— Start of Records shown —
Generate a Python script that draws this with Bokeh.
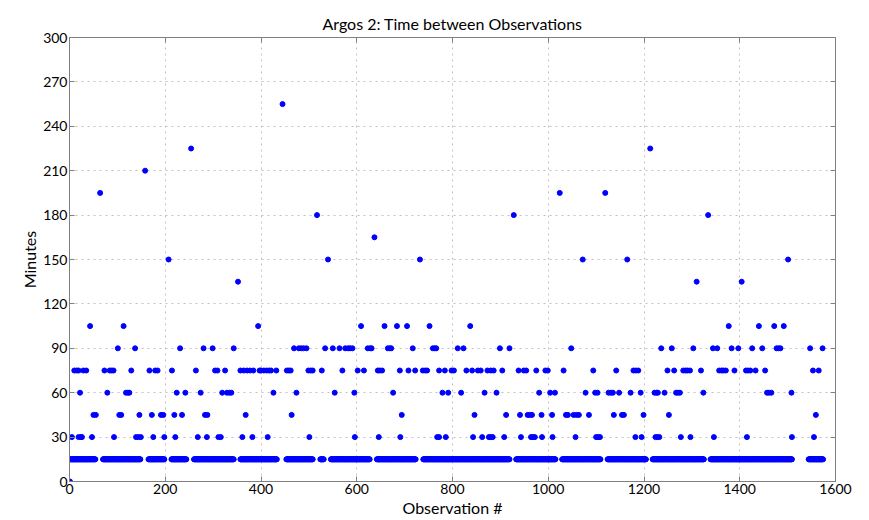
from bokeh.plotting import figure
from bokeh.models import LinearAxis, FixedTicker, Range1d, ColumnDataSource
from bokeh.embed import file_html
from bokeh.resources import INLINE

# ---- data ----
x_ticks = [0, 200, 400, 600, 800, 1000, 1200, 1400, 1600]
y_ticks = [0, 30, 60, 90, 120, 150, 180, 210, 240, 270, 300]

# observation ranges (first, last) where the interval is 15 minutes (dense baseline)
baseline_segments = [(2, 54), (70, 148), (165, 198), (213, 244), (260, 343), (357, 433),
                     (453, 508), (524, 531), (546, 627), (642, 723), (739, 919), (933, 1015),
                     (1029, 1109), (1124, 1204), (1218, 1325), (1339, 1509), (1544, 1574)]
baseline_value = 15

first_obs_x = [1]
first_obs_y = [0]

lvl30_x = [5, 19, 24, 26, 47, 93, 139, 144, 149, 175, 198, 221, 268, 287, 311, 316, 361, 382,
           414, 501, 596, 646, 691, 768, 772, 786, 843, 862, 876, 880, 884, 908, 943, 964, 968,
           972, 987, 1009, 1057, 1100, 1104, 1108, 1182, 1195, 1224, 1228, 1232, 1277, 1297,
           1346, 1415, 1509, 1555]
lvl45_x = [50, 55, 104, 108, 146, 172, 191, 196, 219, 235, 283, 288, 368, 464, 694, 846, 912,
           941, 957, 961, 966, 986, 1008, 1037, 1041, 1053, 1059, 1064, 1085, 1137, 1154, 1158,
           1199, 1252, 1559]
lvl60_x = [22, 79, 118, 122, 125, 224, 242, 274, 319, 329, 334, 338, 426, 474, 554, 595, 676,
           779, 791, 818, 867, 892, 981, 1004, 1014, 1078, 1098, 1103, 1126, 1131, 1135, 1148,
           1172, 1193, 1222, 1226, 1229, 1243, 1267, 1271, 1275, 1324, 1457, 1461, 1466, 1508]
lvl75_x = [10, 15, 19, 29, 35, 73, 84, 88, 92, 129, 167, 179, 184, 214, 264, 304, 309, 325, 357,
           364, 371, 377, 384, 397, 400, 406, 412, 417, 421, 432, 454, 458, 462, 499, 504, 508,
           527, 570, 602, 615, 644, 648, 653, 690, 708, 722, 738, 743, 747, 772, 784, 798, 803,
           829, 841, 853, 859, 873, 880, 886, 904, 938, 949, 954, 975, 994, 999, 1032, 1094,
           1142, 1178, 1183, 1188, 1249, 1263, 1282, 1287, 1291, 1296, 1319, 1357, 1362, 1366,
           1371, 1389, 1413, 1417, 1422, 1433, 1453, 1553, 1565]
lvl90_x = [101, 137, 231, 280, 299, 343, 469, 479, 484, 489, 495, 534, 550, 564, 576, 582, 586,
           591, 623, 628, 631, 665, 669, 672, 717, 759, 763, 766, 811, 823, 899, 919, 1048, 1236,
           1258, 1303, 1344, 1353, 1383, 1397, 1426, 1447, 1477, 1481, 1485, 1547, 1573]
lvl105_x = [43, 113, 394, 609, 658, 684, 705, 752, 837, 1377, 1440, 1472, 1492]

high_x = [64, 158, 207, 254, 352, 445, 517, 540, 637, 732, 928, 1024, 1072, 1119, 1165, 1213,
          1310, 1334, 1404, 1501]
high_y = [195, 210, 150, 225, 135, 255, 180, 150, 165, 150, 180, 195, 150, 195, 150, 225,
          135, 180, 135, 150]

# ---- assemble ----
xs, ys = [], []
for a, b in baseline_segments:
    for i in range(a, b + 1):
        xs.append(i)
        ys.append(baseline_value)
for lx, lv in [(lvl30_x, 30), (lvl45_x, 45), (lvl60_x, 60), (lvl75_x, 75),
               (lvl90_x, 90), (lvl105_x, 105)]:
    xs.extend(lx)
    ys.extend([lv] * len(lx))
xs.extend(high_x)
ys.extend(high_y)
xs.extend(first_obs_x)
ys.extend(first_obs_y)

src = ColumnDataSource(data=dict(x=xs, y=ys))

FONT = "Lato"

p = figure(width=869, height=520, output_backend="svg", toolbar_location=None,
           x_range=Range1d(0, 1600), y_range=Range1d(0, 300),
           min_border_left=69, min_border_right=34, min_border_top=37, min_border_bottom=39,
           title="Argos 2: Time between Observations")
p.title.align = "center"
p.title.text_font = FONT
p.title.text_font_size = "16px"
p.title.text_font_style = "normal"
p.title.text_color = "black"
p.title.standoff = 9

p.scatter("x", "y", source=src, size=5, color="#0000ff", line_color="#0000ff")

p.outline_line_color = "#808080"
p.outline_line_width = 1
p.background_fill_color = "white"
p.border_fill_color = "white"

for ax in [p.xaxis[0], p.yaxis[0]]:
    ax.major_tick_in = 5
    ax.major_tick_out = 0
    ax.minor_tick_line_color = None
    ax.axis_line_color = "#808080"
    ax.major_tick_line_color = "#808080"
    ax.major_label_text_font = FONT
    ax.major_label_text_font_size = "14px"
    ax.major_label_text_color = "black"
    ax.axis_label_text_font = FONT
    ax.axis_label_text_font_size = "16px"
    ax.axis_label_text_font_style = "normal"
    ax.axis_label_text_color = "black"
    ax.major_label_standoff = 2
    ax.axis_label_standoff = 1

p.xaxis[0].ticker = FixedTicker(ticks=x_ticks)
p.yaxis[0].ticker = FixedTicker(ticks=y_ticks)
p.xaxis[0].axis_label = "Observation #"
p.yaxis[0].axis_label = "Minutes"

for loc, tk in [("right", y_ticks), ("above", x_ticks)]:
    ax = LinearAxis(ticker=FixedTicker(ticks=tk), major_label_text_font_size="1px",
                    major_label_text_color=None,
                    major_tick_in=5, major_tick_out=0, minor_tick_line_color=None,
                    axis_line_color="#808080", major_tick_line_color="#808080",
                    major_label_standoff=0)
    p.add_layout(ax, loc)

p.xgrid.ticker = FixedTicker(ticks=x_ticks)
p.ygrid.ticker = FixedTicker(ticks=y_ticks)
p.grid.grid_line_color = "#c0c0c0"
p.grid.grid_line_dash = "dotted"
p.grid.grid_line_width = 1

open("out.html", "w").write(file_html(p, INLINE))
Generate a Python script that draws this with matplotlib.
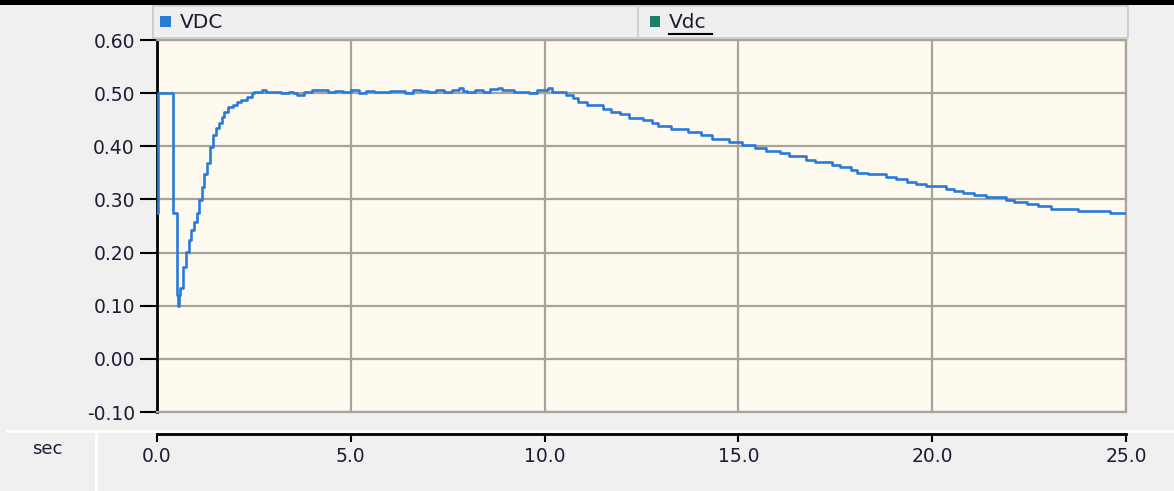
— End of Records shown —
Problem to solve:
Transcribe every entry word for word, but skip the pictures.

Reply to the task:
Generate a Python script that draws this with Bokeh.
from bokeh.plotting import figure
from bokeh.models import LinearAxis, FixedTicker, Range1d, ColumnDataSource
from bokeh.embed import file_html
from bokeh.resources import INLINE

# ---- data ----
x_ticks = [0, 200, 400, 600, 800, 1000, 1200, 1400, 1600]
y_ticks = [0, 30, 60, 90, 120, 150, 180, 210, 240, 270, 300]

# observation ranges (first, last) where the interval is 15 minutes (dense baseline)
baseline_segments = [(2, 54), (70, 148), (165, 198), (213, 244), (260, 343), (357, 433),
                     (453, 508), (524, 531), (546, 627), (642, 723), (739, 919), (933, 1015),
                     (1029, 1109), (1124, 1204), (1218, 1325), (1339, 1509), (1544, 1574)]
baseline_value = 15

first_obs_x = [1]
first_obs_y = [0]

lvl30_x = [5, 19, 24, 26, 47, 93, 139, 144, 149, 175, 198, 221, 268, 287, 311, 316, 361, 382,
           414, 501, 596, 646, 691, 768, 772, 786, 843, 862, 876, 880, 884, 908, 943, 964, 968,
           972, 987, 1009, 1057, 1100, 1104, 1108, 1182, 1195, 1224, 1228, 1232, 1277, 1297,
           1346, 1415, 1509, 1555]
lvl45_x = [50, 55, 104, 108, 146, 172, 191, 196, 219, 235, 283, 288, 368, 464, 694, 846, 912,
           941, 957, 961, 966, 986, 1008, 1037, 1041, 1053, 1059, 1064, 1085, 1137, 1154, 1158,
           1199, 1252, 1559]
lvl60_x = [22, 79, 118, 122, 125, 224, 242, 274, 319, 329, 334, 338, 426, 474, 554, 595, 676,
           779, 791, 818, 867, 892, 981, 1004, 1014, 1078, 1098, 1103, 1126, 1131, 1135, 1148,
           1172, 1193, 1222, 1226, 1229, 1243, 1267, 1271, 1275, 1324, 1457, 1461, 1466, 1508]
lvl75_x = [10, 15, 19, 29, 35, 73, 84, 88, 92, 129, 167, 179, 184, 214, 264, 304, 309, 325, 357,
           364, 371, 377, 384, 397, 400, 406, 412, 417, 421, 432, 454, 458, 462, 499, 504, 508,
           527, 570, 602, 615, 644, 648, 653, 690, 708, 722, 738, 743, 747, 772, 784, 798, 803,
           829, 841, 853, 859, 873, 880, 886, 904, 938, 949, 954, 975, 994, 999, 1032, 1094,
           1142, 1178, 1183, 1188, 1249, 1263, 1282, 1287, 1291, 1296, 1319, 1357, 1362, 1366,
           1371, 1389, 1413, 1417, 1422, 1433, 1453, 1553, 1565]
lvl90_x = [101, 137, 231, 280, 299, 343, 469, 479, 484, 489, 495, 534, 550, 564, 576, 582, 586,
           591, 623, 628, 631, 665, 669, 672, 717, 759, 763, 766, 811, 823, 899, 919, 1048, 1236,
           1258, 1303, 1344, 1353, 1383, 1397, 1426, 1447, 1477, 1481, 1485, 1547, 1573]
lvl105_x = [43, 113, 394, 609, 658, 684, 705, 752, 837, 1377, 1440, 1472, 1492]

high_x = [64, 158, 207, 254, 352, 445, 517, 540, 637, 732, 928, 1024, 1072, 1119, 1165, 1213,
          1310, 1334, 1404, 1501]
high_y = [195, 210, 150, 225, 135, 255, 180, 150, 165, 150, 180, 195, 150, 195, 150, 225,
          135, 180, 135, 150]

# ---- assemble ----
xs, ys = [], []
for a, b in baseline_segments:
    for i in range(a, b + 1):
        xs.append(i)
        ys.append(baseline_value)
for lx, lv in [(lvl30_x, 30), (lvl45_x, 45), (lvl60_x, 60), (lvl75_x, 75),
               (lvl90_x, 90), (lvl105_x, 105)]:
    xs.extend(lx)
    ys.extend([lv] * len(lx))
xs.extend(high_x)
ys.extend(high_y)
xs.extend(first_obs_x)
ys.extend(first_obs_y)

src = ColumnDataSource(data=dict(x=xs, y=ys))

FONT = "Lato"

p = figure(width=869, height=520, output_backend="svg", toolbar_location=None,
           x_range=Range1d(0, 1600), y_range=Range1d(0, 300),
           min_border_left=69, min_border_right=34, min_border_top=37, min_border_bottom=39,
           title="Argos 2: Time between Observations")
p.title.align = "center"
p.title.text_font = FONT
p.title.text_font_size = "16px"
p.title.text_font_style = "normal"
p.title.text_color = "black"
p.title.standoff = 9

p.scatter("x", "y", source=src, size=5, color="#0000ff", line_color="#0000ff")

p.outline_line_color = "#808080"
p.outline_line_width = 1
p.background_fill_color = "white"
p.border_fill_color = "white"

for ax in [p.xaxis[0], p.yaxis[0]]:
    ax.major_tick_in = 5
    ax.major_tick_out = 0
    ax.minor_tick_line_color = None
    ax.axis_line_color = "#808080"
    ax.major_tick_line_color = "#808080"
    ax.major_label_text_font = FONT
    ax.major_label_text_font_size = "14px"
    ax.major_label_text_color = "black"
    ax.axis_label_text_font = FONT
    ax.axis_label_text_font_size = "16px"
    ax.axis_label_text_font_style = "normal"
    ax.axis_label_text_color = "black"
    ax.major_label_standoff = 2
    ax.axis_label_standoff = 1

p.xaxis[0].ticker = FixedTicker(ticks=x_ticks)
p.yaxis[0].ticker = FixedTicker(ticks=y_ticks)
p.xaxis[0].axis_label = "Observation #"
p.yaxis[0].axis_label = "Minutes"

for loc, tk in [("right", y_ticks), ("above", x_ticks)]:
    ax = LinearAxis(ticker=FixedTicker(ticks=tk), major_label_text_font_size="1px",
                    major_label_text_color=None,
                    major_tick_in=5, major_tick_out=0, minor_tick_line_color=None,
                    axis_line_color="#808080", major_tick_line_color="#808080",
                    major_label_standoff=0)
    p.add_layout(ax, loc)

p.xgrid.ticker = FixedTicker(ticks=x_ticks)
p.ygrid.ticker = FixedTicker(ticks=y_ticks)
p.grid.grid_line_color = "#c0c0c0"
p.grid.grid_line_dash = "dotted"
p.grid.grid_line_width = 1

open("out.html", "w").write(file_html(p, INLINE))
Generate a Python script that draws this with matplotlib.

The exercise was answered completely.